Clearly enjoying the fruits of its labour in the wider chip-making market, one-time graphics specialist NVIDIA is to have its GPU processing technology utilized in Oak Ridge National Laboratory’s upcoming supercomputer.

Specifically, up to 18,000 of NVIDIA’s Tesla processors are to be adopted during the second phase development of the Titan supercomputer (Cray XK6), which is being built to churn through a variety of important scientific research projects—including the creation of commercially viable biofuels.

“Oak Ridge’s decision to base Titan on Tesla GPUs underscores the growing belief that GPU-based heterogeneous computing is the best approach to reach exascale computing levels within the next decade,” commented Steve Scott, chief technology officer of Tesla products at NVIDIA.

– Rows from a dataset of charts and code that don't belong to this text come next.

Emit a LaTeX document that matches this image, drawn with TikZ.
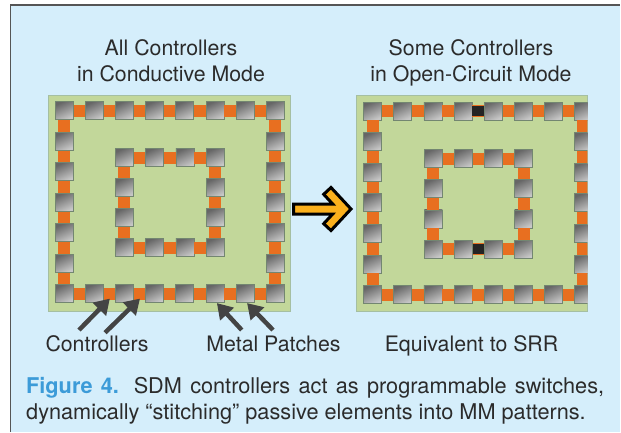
\documentclass[tikz,border=0pt]{standalone}
\usepackage{fontspec}
\setmainfont{TeX Gyre Heros}
\usetikzlibrary{shapes, arrows.meta, positioning}

\definecolor{panelblue}{HTML}{D5EEFB}
\definecolor{framegray}{HTML}{555555}
\definecolor{boardgreen}{HTML}{C2D79A}
\definecolor{boardedge}{HTML}{A5BFA2}
\definecolor{linkorange}{HTML}{E86F20}
\definecolor{openblack}{HTML}{242424}
\definecolor{pointergray}{HTML}{444444}
\definecolor{bigyellow}{HTML}{FBB01C}
\definecolor{inkgray}{HTML}{2B2B2B}
\definecolor{figblue}{HTML}{3C9BD8}

% one ring of patches: name, x0, y0, nx, ny, dx, dy
\newcommand{\patchring}[7]{
    \foreach \i in {0,...,#4} {
        \node (#1-\i-0) [patch] at ({#2+\i*#6},{#3}) {};
        \node (#1-\i-#5) [patch] at ({#2+\i*#6},{#3+#5*#7}) {};
    }
    \foreach \j in {0,...,#5} {
        \node (#1-0-\j) [patch] at ({#2},{#3+\j*#7}) {};
        \node (#1-#4-\j) [patch] at ({#2+#4*#6},{#3+\j*#7}) {};
    }
    \foreach \i in {1,...,#4} {
        \pgfmathtruncatemacro{\h}{\i-1}
        \draw [link] (#1-\h-0) -- (#1-\i-0);
        \draw [link] (#1-\h-#5) -- (#1-\i-#5);
    }
    \foreach \j in {1,...,#5} {
        \pgfmathtruncatemacro{\h}{\j-1}
        \draw [link] (#1-0-\h) -- (#1-0-\j);
        \draw [link] (#1-#4-\h) -- (#1-#4-\j);
    }
}

\begin{document}
\begin{tikzpicture}[x=1pt, y=-1pt]
    \tikzstyle{panel} = [fill=panelblue, draw=none]
    \tikzstyle{board} = [rectangle, fill=boardgreen, draw=boardedge, line width=0.8pt, inner sep=0pt]
    \tikzstyle{patch} = [rectangle, draw=black!30!boardedge, line width=0.8pt, inner sep=0pt, minimum size=18pt, left color=black!60, right color=black!22, shading angle=25]
    \tikzstyle{link} = [draw=linkorange, line width=12pt]
    \tikzstyle{openlink} = [draw=openblack, line width=10.5pt]
    \tikzstyle{pointer} = [draw=pointergray, line width=4.5pt, -{Triangle[length=15pt, width=18pt]}]
    \tikzstyle{bigarrow} = [draw=black, fill=bigyellow, line width=3pt, line join=miter]
    \tikzstyle{label} = [text=inkgray, inner sep=0pt, font=\fontsize{21.3}{26}\selectfont, align=center]

    \useasboundingbox (0,0) rectangle (621,432);
    \fill [white] (0,0) rectangle (621,432);
    \fill [panel] (10.5,5) rectangle (620,432);
    \draw [framegray, line width=1.2pt] (10.5,432) -- (10.5,5) -- (620,5);

    \node (leftboard) [board, minimum width=242pt, minimum height=216pt] at (169,203) {};
    \node (rightboard) [board, minimum width=231pt, minimum height=216pt] at (471.5,203) {};

    \patchring{lo}{64.3}{110.7}{7}{6}{30.14}{30.5}
    \patchring{li}{124.3}{157.7}{3}{3}{30.3}{30}

    \begin{scope}
        \clip (rightboard.south west) rectangle (rightboard.north east);
        \patchring{ro}{372.7}{111}{7}{6}{30.1}{30.6}
        \patchring{ri}{433.3}{158.7}{3}{3}{30.1}{30.1}
    \end{scope}
    \draw [openlink] (ro-3-0) -- (ro-4-0);
    \draw [openlink] (ri-1-3) -- (ri-2-3);

    \draw [bigarrow] (293.5,204) -- (332.7,204) -- (323.7,194.3) -- (331,187.5) -- (351,209) -- (331,230.5) -- (323.7,223.7) -- (332.7,214) -- (293.5,214) -- cycle;

    % Labels
    \node (lefttitle) [label, anchor=base] at (171,81) {All Controllers\\in Conductive Mode};
    \node (righttitle) [label, anchor=base] at (471,81) {Some Controllers\\in Open-Circuit Mode};
    \node (controllers) [label, anchor=base] at (97,351.7) {Controllers};
    \node (metal) [label, anchor=base] at (273.5,351.7) {Metal Patches};
    \node (equivalent) [label, anchor=base] at (471.5,351.7) {Equivalent to SRR};
    \node (caption) [text=inkgray, inner sep=0pt, text width=578pt, align=justify, anchor=north west, font=\fontsize{21.7}{26}\selectfont] at (26,377) {\textcolor{figblue}{\textbf{Figure 4.}} SDM controllers act as programmable switches,\linebreak dynamically “stitching” passive elements into MM patterns.};

    % Arrows
    \coordinate (ctrltailA) at (79,330);
    \coordinate (ctrltailB) at (105,332.7);
    \coordinate (metaltailA) at (241.7,330);
    \coordinate (metaltailB) at (273,330);
    \draw [pointer] (ctrltailA) -- ([xshift=6pt,yshift=4.5pt]lo-1-6.south east);
    \draw [pointer] (ctrltailB) -- ([xshift=6pt,yshift=4.5pt]lo-2-6.south east);
    \draw [pointer] (metaltailA) -- ([xshift=-7.5pt]lo-5-6.south east);
    \draw [pointer] (metaltailB) -- ([xshift=-7.5pt]lo-6-6.south east);
\end{tikzpicture}
\end{document}
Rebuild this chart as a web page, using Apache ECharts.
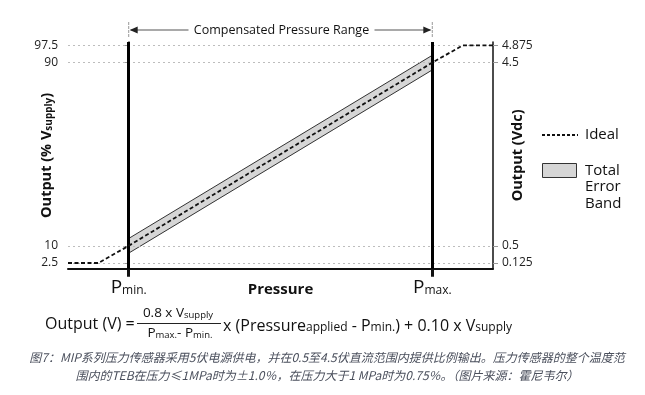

For those not immediately familiar with such heavy-handed parlance, “exascale” computing refers to performance levels in the region of 1,000 petaflops.

According to Scott, NVIDIA’s processors will provide more than 85 percent of Titan’s muscle when running at peak performance (approx. 20 petaflops), adding that it isn’t possible to achieve such levels in a power-efficient and cost-efficient way with just CPUs.


In the first phase of Titan deployment, which is currently underway, Oak Ridge will upgrade its existing Jaguar supercomputer with 960 Tesla GPUs based on the NVIDIA Fermi architecture. These GPUs will serve as companion processors to multi-core CPUs in the Cray XK6 supercomputer. 

If the Oak Ridge National Laboratory is able to make good on Titan’s considerable promise, it will emerge boasting twice the performance of Japan’s K supercomputer, which is currently the world’s fastest chunk of supercomputing hardware. It would also be three time more energy efficient than the K.